Power and Interdependence in the Information Age

Robert O. Keohane and Joseph S. Nye, Jr.
Summary -- 

Throughout this century, modernists have been proclaiming that technology would transform world politics. These days futurists argue that the information revolution is leading to a new electronic feudalism, with overlapping communities laying claim to citizens' loyalties. But the state is very resilient. Geographically based states will continue to structure politics in an information age, but they will rely less on traditional resources and more on their ability to remain credible to a public with increasingly diverse sources of information.

Robert O. Keohane is James B. Duke Professor of Political Science and Co-Director of the Program on Democracy, Institutions, and Political Economy at Duke University. Joseph S. Nye, Jr., is Dean of the Kennedy School of Government at Harvard University.

THE RESILIENCE OF STATES

Throughout the twentieth century, modernists have been proclaiming that technology would transform world politics. In 1910 Norman Angell declared that economic interdependence rendered wars irrational and looked forward to the day when they would become obsolete. Modernists in the 1970s saw telecommunications and jet travel as creating a global village, and believed that the territorial state, which has dominated world politics since the feudal age, was being eclipsed by nonterritorial actors such as multinational corporations, transnational social movements, and international organizations. Likewise, prophets such as Peter Drucker, Alvin and Heidi Toweirder, and Esther Dyson argue that today's information revolution is ending hierarchical bureaucracies and leading to a new electronic feudalism with overlapping communities and jurisdictions laying claim to multiple layers of citizens' identities and loyalties.

The modernists of past generations were partly right. Angell's understanding of the impact of war on interdependence was insightful: World War I wrought unprecedented destruction, not only on the battlefield but also on the social and political systems that had thrived during the relatively peaceful years since 1815. As the modernists of the 1970s predicted, multinational corporations, nongovernmental organizations (NGOs), and global financial markets have become immensely more significant. But the state has been more resilient than modernists anticipated. States continue to command the loyalties of the vast majority of the world's people, and their control over material resources in most wealthy countries has stayed at a third to half of GDP.

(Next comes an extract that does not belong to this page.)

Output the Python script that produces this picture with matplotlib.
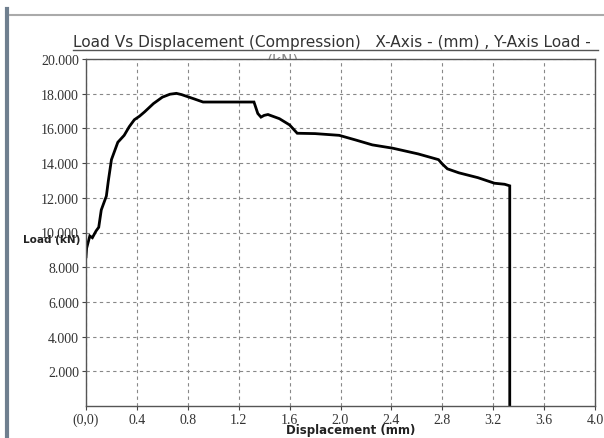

The modernists of 1910 and the 1970s were right about the direction of change but simplistic about its consequences. Like pundits on the information revolution, they moved too directly from technology to political consequences without sufficiently considering the continuity of beliefs, the persistence of institutions, or the strategic options available to statesmen. They failed to analyze how holders of power could wield that power to shape or distort patterns of interdependence that cut across national boundaries.